Extract the lines from the start through the line that holds "4, 5, 6, 7, 8];", both included, omitting all images.

— Begin Data excerpt —

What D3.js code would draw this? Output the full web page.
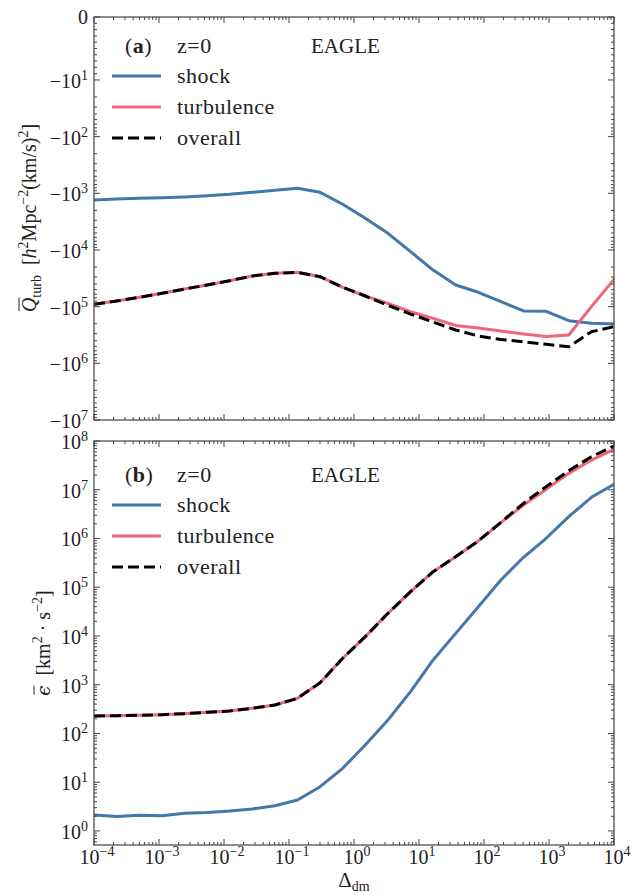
<!DOCTYPE html>
<html><head><meta charset="utf-8">
<script src="https://cdn.jsdelivr.net/npm/d3@7/dist/d3.min.js"></script>
<style>html,body{margin:0;padding:0;background:#fff;} svg{display:block;font-family:"Liberation Serif","DejaVu Serif",serif;}</style>
</head><body>
<svg id="chart" width="638" height="895"></svg>
<script>
// ---------------- data ----------------
const delta = [1.00e-4, 2.23e-4, 4.96e-4, 1.11e-3, 2.46e-3, 5.48e-3, 1.22e-2, 2.72e-2, 6.06e-2, 0.135, 0.301, 0.670,
               1.49, 3.33, 7.41, 16.5, 36.7, 81.8, 182, 406, 905, 2015, 4490, 1.0e4];
// panel (a): Q_turb
const qShock = [-1.31e3, -1.26e3, -1.22e3, -1.20e3, -1.16e3, -1.10e3, -1.04e3, -960, -885, -816, -960, -1.56e3,
                -2.76e3, -5.08e3, -1.07e4, -2.26e4, -4.15e4, -5.58e4, -8.18e4, -1.19e5, -1.21e5, -1.77e5, -1.97e5, -2.02e5];
const qTurb  = [-9.1e4, -7.96e4, -6.84e4, -5.82e4, -4.89e4, -4.15e4, -3.48e4, -2.88e4, -2.58e4, -2.48e4, -2.96e4, -4.56e4,
                -6.49e4, -8.73e4, -1.23e5, -1.61e5, -2.15e5, -2.38e5, -2.69e5, -3.04e5, -3.37e5, -3.16e5, -1.00e5, -3.30e4];
const qAll   = [-9.1e4, -7.96e4, -6.84e4, -5.82e4, -4.89e4, -4.15e4, -3.48e4, -2.88e4, -2.58e4, -2.48e4, -2.96e4, -4.56e4,
                -6.49e4, -9.5e4, -1.35e5, -1.87e5, -2.58e5, -3.30e5, -3.80e5, -4.16e5, -4.62e5, -5.09e5, -2.77e5, -2.26e5];
// panel (b): epsilon
const eShock = [2.13, 1.97, 2.1, 2.06, 2.3, 2.4, 2.57, 2.83, 3.3, 4.3, 8.1, 19.3,
                58, 189, 720, 3.22e3, 1.13e4, 3.98e4, 1.41e5, 4.11e5, 1.01e6, 2.80e6, 7.0e6, 1.29e7];
const eTurb  = [229, 232, 236, 243, 255, 272, 290, 329, 384, 527, 1.10e3, 3.49e3,
                9.7e3, 2.92e4, 8.1e4, 2.08e5, 4.24e5, 8.9e5, 2.11e6, 4.86e6, 1.02e7, 2.17e7, 4.07e7, 6.76e7];
const eAll   = [229, 232, 236, 243, 255, 272, 290, 329, 384, 527, 1.10e3, 3.49e3,
                9.7e3, 2.92e4, 8.1e4, 2.08e5, 4.24e5, 8.9e5, 2.15e6, 5.27e6, 1.16e7, 2.46e7, 4.76e7, 7.89e7];
const seriesNames = ["shock", "turbulence", "overall"];
const xTickExps = [-4, -3, -2, -1, 0, 1, 2, 3, 4];
const topTickExps = [1, 2, 3, 4, 5, 6, 7];
const botTickExps = [0, 1, 2, 3, 4, 5, 6, 7, 8];

// ---------------- styling ----------------
const BLUE = "#4477AA", PINK = "#EE6677", BLACK = "#000";
const AXC = "#444";
const L = 94, R = 614;
const topY = [17, 420], botY = [441, 845];

const svg = d3.select("#chart");

const x = d3.scaleLog().domain([1e-4, 1e4]).range([L, R]);

// matplotlib-style symlog (linthresh=10, linscale=1)
const LT = 10, LS = 1 / (1 - 1 / 10);
function symT(v) { const a = Math.abs(v); return a <= LT ? v / LT * LS : Math.sign(v) * (LS + Math.log10(a / LT)); }
const yTopLin = d3.scaleLinear().domain([symT(0), symT(-1e7)]).range(topY);
const yTop = v => yTopLin(symT(v));

const yBot = d3.scaleLog().domain([0.515, 1e8]).range([botY[1], botY[0]]);

// clip paths
const defs = svg.append("defs");
defs.append("clipPath").attr("id", "clipTop").append("rect").attr("x", L).attr("y", topY[0]).attr("width", R - L).attr("height", topY[1] - topY[0]);
defs.append("clipPath").attr("id", "clipBot").append("rect").attr("x", L).attr("y", botY[0]).attr("width", R - L).attr("height", botY[1] - botY[0]);

function drawLines(clipId, yScale, sets) {
  const g = svg.append("g").attr("clip-path", `url(#${clipId})`);
  sets.forEach(s => {
    const line = d3.line().x((d, i) => x(delta[i])).y(d => yScale(d));
    g.append("path").datum(s.data).attr("d", line).attr("fill", "none")
      .attr("stroke", s.color).attr("stroke-width", 3)
      .attr("stroke-dasharray", s.dash || null).attr("stroke-linejoin", "round").attr("stroke-linecap", s.dash ? "butt" : "round");
  });
}
drawLines("clipTop", yTop, [
  {data: qShock, color: BLUE}, {data: qTurb, color: PINK}, {data: qAll, color: BLACK, dash: "11,5"}]);
drawLines("clipBot", yBot, [
  {data: eShock, color: BLUE}, {data: eTurb, color: PINK}, {data: eAll, color: BLACK, dash: "11,5"}]);

// ---------------- axes ----------------
function xMinor() { const out = []; for (let e = -4; e < 4; e++) for (let m = 2; m <= 9; m++) out.push(m * Math.pow(10, e)); return out; }

function frame(y0, y1, yScale, yMajors, yMinors) {
  const g = svg.append("g");
  g.append("rect").attr("x", L).attr("y", y0).attr("width", R - L).attr("height", y1 - y0)
    .attr("fill", "none").attr("stroke", AXC).attr("stroke-width", 1.2);
  const tick = (x1, y1_, x2, y2) => g.append("line").attr("x1", x1).attr("y1", y1_).attr("x2", x2).attr("y2", y2).attr("stroke", AXC).attr("stroke-width", 1);
  xTickExps.forEach(e => { const px = x(Math.pow(10, e)); tick(px, y1, px, y1 - 6); tick(px, y0, px, y0 + 6); });
  xMinor().forEach(v => { const px = x(v); tick(px, y1, px, y1 - 3); tick(px, y0, px, y0 + 3); });
  yMajors.forEach(v => { const py = yScale(v); tick(L, py, L + 6, py); tick(R, py, R - 6, py); });
  yMinors.forEach(v => { const py = yScale(v); if (py < y0 - 0.5 || py > y1 + 0.5) return; tick(L, py, L + 3, py); tick(R, py, R - 3, py); });
  return g;
}

// top panel ticks
const topMajors = [0].concat(topTickExps.map(e => -Math.pow(10, e)));
const topMinors = [];
for (let k = 1; k <= 9; k++) topMinors.push(-k);
for (let e = 1; e < 7; e++) for (let m = 2; m <= 9; m++) topMinors.push(-m * Math.pow(10, e));
const gTop = frame(topY[0], topY[1], yTop, topMajors, topMinors);

// bottom panel ticks
const botMajors = botTickExps.map(e => Math.pow(10, e));
const botMinors = [];
for (let e = -1; e < 8; e++) for (let m = 2; m <= 9; m++) botMinors.push(m * Math.pow(10, e));
const gBot = frame(botY[0], botY[1], yBot, botMajors, botMinors);

// tick labels
function powLabel(g, px, py, anchor, sign, exp) {
  const t = g.append("text").attr("x", px).attr("y", py).attr("text-anchor", anchor)
    .attr("font-size", 20).attr("fill", "#222");
  t.append("tspan").text((sign ? "\u2212" : "") + "10");
  t.append("tspan").attr("font-size", 14).attr("dy", -8).text(exp < 0 ? "\u2212" + (-exp) : String(exp));
  return t;
}
gTop.append("text").attr("x", 88).attr("y", yTop(0) + 7).attr("text-anchor", "end").attr("font-size", 20).attr("fill", "#222").text("0");
topTickExps.forEach(e => powLabel(gTop, 88, yTop(-Math.pow(10, e)) + 8, "end", true, e));
botTickExps.forEach(e => powLabel(gBot, 88, yBot(Math.pow(10, e)) + 8, "end", false, e));
xTickExps.forEach(e => powLabel(gBot, x(Math.pow(10, e)) + 3, 864, "middle", false, e));

// ---------------- axis titles ----------------
function yTitle(cx, cy, build, overIdx) {
  const g = svg.append("g").attr("transform", `translate(${cx},${cy}) rotate(-90)`);
  const t = g.append("text").attr("x", 0).attr("y", 0).attr("text-anchor", "middle").attr("font-size", 20).attr("fill", "#222");
  build(t);
  const ext = t.node().getExtentOfChar(overIdx);
  g.append("line").attr("x1", ext.x + 1).attr("x2", ext.x + ext.width).attr("y1", ext.y + 1).attr("y2", ext.y + 1)
    .attr("stroke", "#222").attr("stroke-width", 1);
}
yTitle(36, 218, t => {
  t.append("tspan").attr("font-style", "italic").text("Q");
  t.append("tspan").attr("font-size", 14).attr("dy", 5).text("turb");
  t.append("tspan").attr("dy", -5).text("\u2002[");
  t.append("tspan").attr("font-style", "italic").text("h");
  t.append("tspan").attr("font-size", 14).attr("dy", -8).text("2");
  t.append("tspan").attr("dy", 8).text("Mpc");
  t.append("tspan").attr("font-size", 14).attr("dy", -8).text("\u22122");
  t.append("tspan").attr("dy", 8).text("(km/s)");
  t.append("tspan").attr("font-size", 14).attr("dy", -8).text("2");
  t.append("tspan").attr("dy", 8).text("]");
}, 0);
yTitle(50, 643, t => {
  t.append("tspan").attr("font-style", "italic").attr("font-family", "DejaVu Serif").attr("font-size", 18).text("\u03F5");
  t.append("tspan").text("\u2002[km");
  t.append("tspan").attr("font-size", 14).attr("dy", -8).text("2");
  t.append("tspan").attr("dy", 8).text(" \u00B7 s");
  t.append("tspan").attr("font-size", 14).attr("dy", -8).text("\u22122");
  t.append("tspan").attr("dy", 8).text("]");
}, 0);

// x title
const xt = svg.append("text").attr("x", 354).attr("y", 887).attr("text-anchor", "middle").attr("font-size", 21).attr("fill", "#222");
xt.append("tspan").text("\u0394");
xt.append("tspan").attr("font-size", 14).attr("dy", 4).text("dm");

// ---------------- legends ----------------
function legend(y0, letter) {
  const g = svg.append("g").attr("font-size", 22).attr("letter-spacing", 0.5).attr("fill", "#222");
  const h = g.append("text").attr("x", 125).attr("y", y0);
  h.append("tspan").text("(");
  h.append("tspan").attr("font-weight", "bold").text(letter);
  h.append("tspan").text(")");
  g.append("text").attr("x", 177).attr("y", y0).text("z=0");
  g.append("text").attr("x", 311).attr("y", y0).attr("font-size", 21).attr("letter-spacing", 0).text("EAGLE");
  const styles = [{c: BLUE}, {c: PINK}, {c: BLACK, dash: "11,5"}];
  seriesNames.forEach((name, i) => {
    const ly = y0 + 23 + i * 31;
    g.append("line").attr("x1", 112).attr("x2", 161).attr("y1", ly).attr("y2", ly)
      .attr("stroke", styles[i].c).attr("stroke-width", 3).attr("stroke-dasharray", styles[i].dash || null);
    g.append("text").attr("x", 177).attr("y", ly + 7).text(name);
  });
}
legend(53, "a");
legend(482, "b");
</script>
</body></html>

— End Data excerpt —

*Solution to the exercise*:
What D3.js code would draw this? Output the full web page.
<!DOCTYPE html>
<html><head><meta charset="utf-8">
<script src="https://cdn.jsdelivr.net/npm/d3@7/dist/d3.min.js"></script>
<style>html,body{margin:0;padding:0;background:#fff;} svg{display:block;font-family:"Liberation Serif","DejaVu Serif",serif;}</style>
</head><body>
<svg id="chart" width="638" height="895"></svg>
<script>
// ---------------- data ----------------
const delta = [1.00e-4, 2.23e-4, 4.96e-4, 1.11e-3, 2.46e-3, 5.48e-3, 1.22e-2, 2.72e-2, 6.06e-2, 0.135, 0.301, 0.670,
               1.49, 3.33, 7.41, 16.5, 36.7, 81.8, 182, 406, 905, 2015, 4490, 1.0e4];
// panel (a): Q_turb
const qShock = [-1.31e3, -1.26e3, -1.22e3, -1.20e3, -1.16e3, -1.10e3, -1.04e3, -960, -885, -816, -960, -1.56e3,
                -2.76e3, -5.08e3, -1.07e4, -2.26e4, -4.15e4, -5.58e4, -8.18e4, -1.19e5, -1.21e5, -1.77e5, -1.97e5, -2.02e5];
const qTurb  = [-9.1e4, -7.96e4, -6.84e4, -5.82e4, -4.89e4, -4.15e4, -3.48e4, -2.88e4, -2.58e4, -2.48e4, -2.96e4, -4.56e4,
                -6.49e4, -8.73e4, -1.23e5, -1.61e5, -2.15e5, -2.38e5, -2.69e5, -3.04e5, -3.37e5, -3.16e5, -1.00e5, -3.30e4];
const qAll   = [-9.1e4, -7.96e4, -6.84e4, -5.82e4, -4.89e4, -4.15e4, -3.48e4, -2.88e4, -2.58e4, -2.48e4, -2.96e4, -4.56e4,
                -6.49e4, -9.5e4, -1.35e5, -1.87e5, -2.58e5, -3.30e5, -3.80e5, -4.16e5, -4.62e5, -5.09e5, -2.77e5, -2.26e5];
// panel (b): epsilon
const eShock = [2.13, 1.97, 2.1, 2.06, 2.3, 2.4, 2.57, 2.83, 3.3, 4.3, 8.1, 19.3,
                58, 189, 720, 3.22e3, 1.13e4, 3.98e4, 1.41e5, 4.11e5, 1.01e6, 2.80e6, 7.0e6, 1.29e7];
const eTurb  = [229, 232, 236, 243, 255, 272, 290, 329, 384, 527, 1.10e3, 3.49e3,
                9.7e3, 2.92e4, 8.1e4, 2.08e5, 4.24e5, 8.9e5, 2.11e6, 4.86e6, 1.02e7, 2.17e7, 4.07e7, 6.76e7];
const eAll   = [229, 232, 236, 243, 255, 272, 290, 329, 384, 527, 1.10e3, 3.49e3,
                9.7e3, 2.92e4, 8.1e4, 2.08e5, 4.24e5, 8.9e5, 2.15e6, 5.27e6, 1.16e7, 2.46e7, 4.76e7, 7.89e7];
const seriesNames = ["shock", "turbulence", "overall"];
const xTickExps = [-4, -3, -2, -1, 0, 1, 2, 3, 4];
const topTickExps = [1, 2, 3, 4, 5, 6, 7];
const botTickExps = [0, 1, 2, 3, 4, 5, 6, 7, 8];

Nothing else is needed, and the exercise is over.